PROVIDED DATA:

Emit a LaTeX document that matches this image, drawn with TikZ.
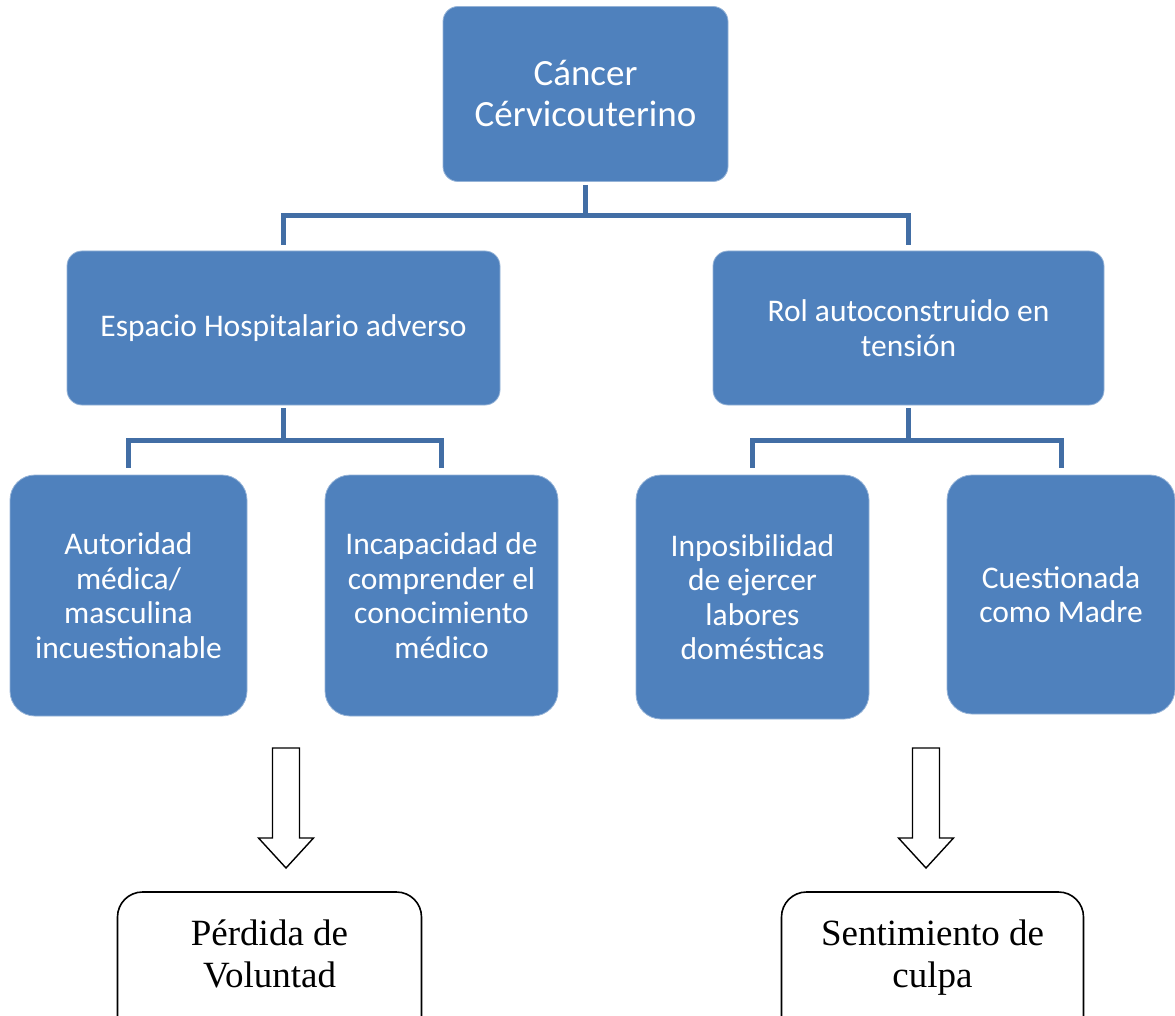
\documentclass[tikz,border=0pt]{standalone}
\usepackage{fontspec}
\setmainfont{Carlito}
\newfontfamily\serifface{Liberation Serif}
\definecolor{boxblue}{HTML}{4F81BD}
\definecolor{connblue}{RGB}{66,110,165}
\begin{document}
\begin{tikzpicture}[x=1pt,y=-1pt,
  bluebox/.style={fill=boxblue, draw=boxblue!60!white, line width=0.8pt, text=white, align=center, inner sep=0pt},
  bigtext/.style={font=\fontsize{37}{41}\selectfont},
  midtext/.style={font=\fontsize{31.5}{34.5}\selectfont},
  conn/.style={draw=connblue, line width=5pt},
  outbox/.style={draw=black, line width=1.6pt, rounded corners=25pt, inner sep=0pt},
  outtext/.style={align=center, inner sep=0pt, font=\serifface\fontsize{37}{42}\selectfont},
  hollowarrow/.style={draw=black, line width=1.4pt, fill=white, line join=miter}]
\useasboundingbox (0,0) rectangle (1175,1016);
% nodes
\node[bluebox, bigtext, rounded corners=15pt, minimum width=285pt, minimum height=175pt] (top) at (585.5,94) {Cáncer\\Cérvicouterino};
\node[bluebox, midtext, rounded corners=15pt, minimum width=433pt, minimum height=154pt] (L) at (283.5,328) {Espacio Hospitalario adverso};
\node[bluebox, midtext, rounded corners=15pt, minimum width=391pt, minimum height=154pt] (R) at (908.5,328) {Rol autoconstruido en\\tensión};
\node[bluebox, midtext, rounded corners=25pt, minimum width=237pt, minimum height=241pt] (B1) at (128.5,595.5) {Autoridad\\médica/\\masculina\\incuestionable};
\node[bluebox, midtext, rounded corners=25pt, minimum width=233pt, minimum height=241pt] (B2) at (441.5,595.5) {Incapacidad de\\comprender el\\conocimiento\\médico};
\node[bluebox, midtext, rounded corners=25pt, minimum width=233pt, minimum height=244pt] (B3) at (752.5,597) {Inposibilidad\\de ejercer\\labores\\domésticas};
\node[bluebox, midtext, rounded corners=25pt, minimum width=228pt, minimum height=239pt] (B4) at (1061,594.5) {Cuestionada\\como Madre};
\node[outbox, minimum width=304pt, minimum height=156pt] (P1) at (269.5,970) {};
\node[outtext] (P1t) at ([yshift=12pt]P1.center) {Pérdida de\\Voluntad\vphantom{p}};
\node[outbox, minimum width=302pt, minimum height=156pt] (P2) at (932.5,970) {};
\node[outtext] (P2t) at ([yshift=12pt]P2.center) {Sentimiento de\\culpa};
% connectors
\coordinate (j1) at (585.5,216);
\coordinate (j2) at (283.5,440);
\coordinate (j3) at (908.5,440);
\draw[conn] ([yshift=-3pt]top.south) -- (j1);
\draw[conn] ([yshift=6pt]L.north) |- (j1) -| ([yshift=6pt]R.north);
\draw[conn] ([yshift=-3pt]L.south) -- (j2);
\draw[conn] ([yshift=7pt]B1.north) |- (j2) -| ([yshift=7pt]B2.north);
\draw[conn] ([yshift=-3pt]R.south) -- (j3);
\draw[conn] ([yshift=7pt]B3.north) |- (j3) -| ([yshift=7pt]B4.north);
% hollow arrows
\coordinate (t1) at (286,868);
\coordinate (t2) at (926,868);
\draw[hollowarrow] (t1) -- ++(-27.5,-30) -- ++(14,0) -- ++(0,-90) -- ++(27,0) -- ++(0,90) -- ++(14,0) -- cycle;
\draw[hollowarrow] (t2) -- ++(-27.5,-30) -- ++(14,0) -- ++(0,-90) -- ++(27,0) -- ++(0,90) -- ++(14,0) -- cycle;
\end{tikzpicture}
\end{document}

WRITTEN REQUEST:
Return the material exactly as given, apart from the pictures.

TASK RESPONSE:
Emit a LaTeX document that matches this image, drawn with TikZ.
\documentclass[tikz,border=0pt]{standalone}
\usepackage{fontspec}
\setmainfont{Carlito}
\newfontfamily\serifface{Liberation Serif}
\definecolor{boxblue}{HTML}{4F81BD}
\definecolor{connblue}{RGB}{66,110,165}
\begin{document}
\begin{tikzpicture}[x=1pt,y=-1pt,
  bluebox/.style={fill=boxblue, draw=boxblue!60!white, line width=0.8pt, text=white, align=center, inner sep=0pt},
  bigtext/.style={font=\fontsize{37}{41}\selectfont},
  midtext/.style={font=\fontsize{31.5}{34.5}\selectfont},
  conn/.style={draw=connblue, line width=5pt},
  outbox/.style={draw=black, line width=1.6pt, rounded corners=25pt, inner sep=0pt},
  outtext/.style={align=center, inner sep=0pt, font=\serifface\fontsize{37}{42}\selectfont},
  hollowarrow/.style={draw=black, line width=1.4pt, fill=white, line join=miter}]
\useasboundingbox (0,0) rectangle (1175,1016);
% nodes
\node[bluebox, bigtext, rounded corners=15pt, minimum width=285pt, minimum height=175pt] (top) at (585.5,94) {Cáncer\\Cérvicouterino};
\node[bluebox, midtext, rounded corners=15pt, minimum width=433pt, minimum height=154pt] (L) at (283.5,328) {Espacio Hospitalario adverso};
\node[bluebox, midtext, rounded corners=15pt, minimum width=391pt, minimum height=154pt] (R) at (908.5,328) {Rol autoconstruido en\\tensión};
\node[bluebox, midtext, rounded corners=25pt, minimum width=237pt, minimum height=241pt] (B1) at (128.5,595.5) {Autoridad\\médica/\\masculina\\incuestionable};
\node[bluebox, midtext, rounded corners=25pt, minimum width=233pt, minimum height=241pt] (B2) at (441.5,595.5) {Incapacidad de\\comprender el\\conocimiento\\médico};
\node[bluebox, midtext, rounded corners=25pt, minimum width=233pt, minimum height=244pt] (B3) at (752.5,597) {Inposibilidad\\de ejercer\\labores\\domésticas};
\node[bluebox, midtext, rounded corners=25pt, minimum width=228pt, minimum height=239pt] (B4) at (1061,594.5) {Cuestionada\\como Madre};
\node[outbox, minimum width=304pt, minimum height=156pt] (P1) at (269.5,970) {};
\node[outtext] (P1t) at ([yshift=12pt]P1.center) {Pérdida de\\Voluntad\vphantom{p}};
\node[outbox, minimum width=302pt, minimum height=156pt] (P2) at (932.5,970) {};
\node[outtext] (P2t) at ([yshift=12pt]P2.center) {Sentimiento de\\culpa};
% connectors
\coordinate (j1) at (585.5,216);
\coordinate (j2) at (283.5,440);
\coordinate (j3) at (908.5,440);
\draw[conn] ([yshift=-3pt]top.south) -- (j1);
\draw[conn] ([yshift=6pt]L.north) |- (j1) -| ([yshift=6pt]R.north);
\draw[conn] ([yshift=-3pt]L.south) -- (j2);
\draw[conn] ([yshift=7pt]B1.north) |- (j2) -| ([yshift=7pt]B2.north);
\draw[conn] ([yshift=-3pt]R.south) -- (j3);
\draw[conn] ([yshift=7pt]B3.north) |- (j3) -| ([yshift=7pt]B4.north);
% hollow arrows
\coordinate (t1) at (286,868);
\coordinate (t2) at (926,868);
\draw[hollowarrow] (t1) -- ++(-27.5,-30) -- ++(14,0) -- ++(0,-90) -- ++(27,0) -- ++(0,90) -- ++(14,0) -- cycle;
\draw[hollowarrow] (t2) -- ++(-27.5,-30) -- ++(14,0) -- ++(0,-90) -- ++(27,0) -- ++(0,90) -- ++(14,0) -- cycle;
\end{tikzpicture}
\end{document}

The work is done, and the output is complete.